Graphdiyne Quantum Dots for Much Improved Stability and Efficiency of Perovskite Solar Cells

• Published in: Advanced materials interfaces Vol. 5; no. 2
• Main Authors: Zhang, Xisheng, Wang, Qian, Jin, Zhiwen, Chen, Yanhuan, Liu, Huibiao, Wang, Jizheng, Li, Yuliang, Liu, Shengzhong (Frank)
• Format: Journal Article
• Language: English
• Published: Weinheim John Wiley & Sons, Inc 23.01.2018
• Subjects: Atomic structure; Carrier recombination; Carrier transport; Chemical synthesis; Conduction bands; efficiency; Energy conversion efficiency; Energy gap; graphdiyne; Hydrophobicity; Open circuit voltage; Optoelectronic devices; perovskite; Photonic band gaps; Photovoltaic cells; Pinholes; Quantum dots; Silicon wafers; Solar cells; Stability; Titanium oxides; Ultraviolet radiation
• ISSN: 2196-7350; 2196-7350
• DOI: 10.1002/admi.201701117

Comparing to other carbon materials, the general graphyne structure is much superior in terms of adaptable bandgap, uniformly distributed pores, more design flexibility, easier for chemical synthesis, pliable electronic properties, and smaller atomic density.
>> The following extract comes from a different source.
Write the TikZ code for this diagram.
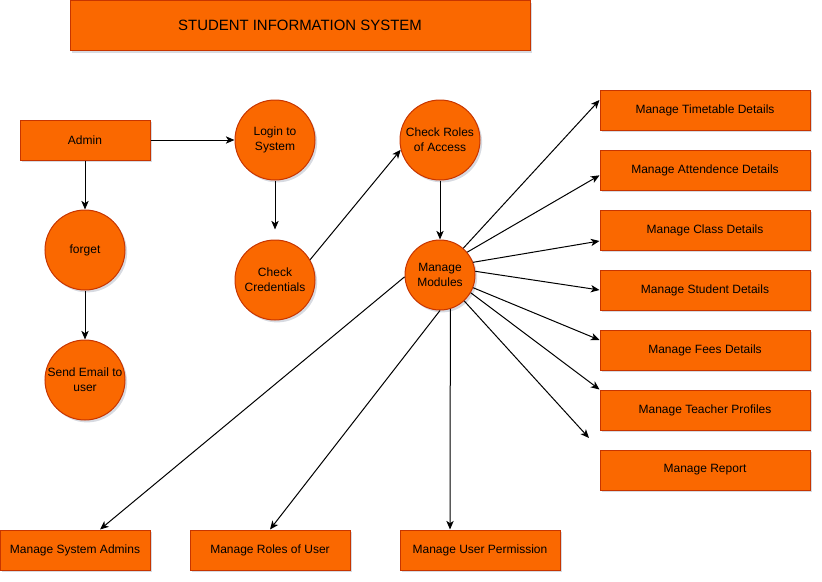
\documentclass[tikz,border=0pt]{standalone}
\usepackage{fontspec}
\setmainfont{Liberation Sans}
\usetikzlibrary{arrows.meta,shadows}
\definecolor{boxfill}{HTML}{FA6800}
\definecolor{boxline}{HTML}{C73500}
\definecolor{shadowc}{HTML}{8C94A8}
\tikzset{
  base/.style={draw=boxline, fill=boxfill, line width=0.75pt, text=black,
    font=\fontsize{9pt}{11pt}\selectfont, align=center, inner sep=0pt,
    drop shadow={shadow xshift=1.6pt, shadow yshift=-1.8pt, opacity=0.35, fill=shadowc}},
  box/.style={base, rectangle, minimum width=97.5pt, minimum height=30pt},
  widebox/.style={box, minimum width=157.5pt},
  lowbox/.style={box, minimum width=120pt},
  circ/.style={base, circle, minimum size=60pt},
  flow/.style={draw=black, line width=0.75pt, -{Stealth[length=6.5pt,width=5.5pt,inset=1.8pt]}}
}
\begin{document}
\begin{tikzpicture}[x=0.75pt, y=-0.75pt]
\useasboundingbox (0,0) rectangle (822,582);

% title
\node[base, rectangle, minimum width=345pt, minimum height=37.5pt,
      font=\fontsize{11.2pt}{13pt}\selectfont] (title) at (300,25.5) {STUDENT INFORMATION SYSTEM};

% login branch
\node[box] (admin) at (85,140) {Admin};
\node[circ] (forget) at (85,250) {forget};
\node[circ] (email) at (85,380) {Send Email to\\user};
\node[circ] (login) at (275,140) {Login to\\System};
\node[circ] (cred) at (275,280) {Check\\Credentials};
\node[circ] (roles) at (440,140) {Check Roles\\of Access};
\node[circ, minimum size=52.5pt] (mods) at (440,275) {Manage\\Modules};

% module boxes on the right
\node[widebox] (tt)   at (705,110) {Manage Timetable Details};
\node[widebox] (att)  at (705,170) {Manage Attendence Details};
\node[widebox] (cls)  at (705,230) {Manage Class Details};
\node[widebox] (stu)  at (705,290) {Manage Student Details};
\node[widebox] (fees) at (705,350) {Manage Fees Details};
\node[widebox] (tch)  at (705,410) {Manage Teacher Profiles};
\node[widebox] (rep)  at (705,470) {Manage Report};

% module boxes along the bottom
\node[box, minimum width=112.5pt] (sysadm) at (75,550) {Manage System Admins};
\node[lowbox] (rolesu) at (270,550) {Manage Roles of User};
\node[lowbox] (perm)   at (480,550) {Manage User Permission};

\coordinate (loose) at (589,438);

% connectors
\draw[flow] (admin.east) -- (login.west);
\draw[flow] (admin.south) -- (forget.north);
\draw[flow] (forget.south) -- (email.north);
\draw[flow, shorten >=7.5pt] (login.south) -- (cred.north);
\draw[flow] (cred.30) -- (roles.194);
\draw[flow] (roles.south) -- (mods.north);

\draw[flow] (mods.49)  -- ([yshift=7.5pt]tt.west);
\draw[flow] (mods.40)  -- ([yshift=-4pt]att.west);
\draw[flow] (mods.21)  -- ([yshift=-8.25pt]cls.west);
\draw[flow] (mods.6)   -- (stu.west);
\draw[flow] (mods.-21) -- ([yshift=7.5pt]fees.west);
\draw[flow] (mods.-30) -- (tch.north west);
\draw[flow] (mods.-47) -- (loose);

\draw[flow] (mods.183) -- ([xshift=18.75pt]sysadm.north);
\draw[flow] (mods.south) -- (rolesu.north);
\draw[flow] (mods.-73) -- ([xshift=-22.5pt]perm.north);
\end{tikzpicture}
\end{document}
Herein, novel γ‐graphdiyne quantum dots (GD QDs) are used in perovskite solar cells as a surface modifier or dopant to TiO2, CH3NH3PbI3, and Spiro‐OMeTAD to realize multiple advantageous effects, in hoping that it would form a more effective carrier transport channel for boosted solar cell performance. First, the presence of GD QDs on TiO2 surface increases perovskite grain size for higher current density and fill factor. Second, the GD QDs at each interface reduce the conduction band offset, passivate the surface for suppressed carrier recombination to attain higher open‐circuit voltage. Third, it improves hydrophobicity and eliminates pinholes in the Spiro‐OMeTAD film for enhanced solar cell stability. As a result, the optimized device shows >15% enhancement in power conversion efficiency (from 17.17 to 19.89%) comparing to the reference device. More significantly, the device stability was improved in harsh environment (moist air, UV irradiation, or thermal conditions). It is expected that GD QDs will find their applications in efficient and stable perovskite solar cells and optoelectronic devices. Controlling the morphology, surface passivation, and energy level in perovskite solar cells is paramount in obtaining optimal and stable optoelectronic properties. This study incorporates multifunctional γ‐graphdiyne quantum dots in perovskite solar cells, which simultaneously induce an optimized morphology, surface passivation, conduction band offset, etc., resulting in enhancement of all photovoltaic parameters and stability in harsh environments.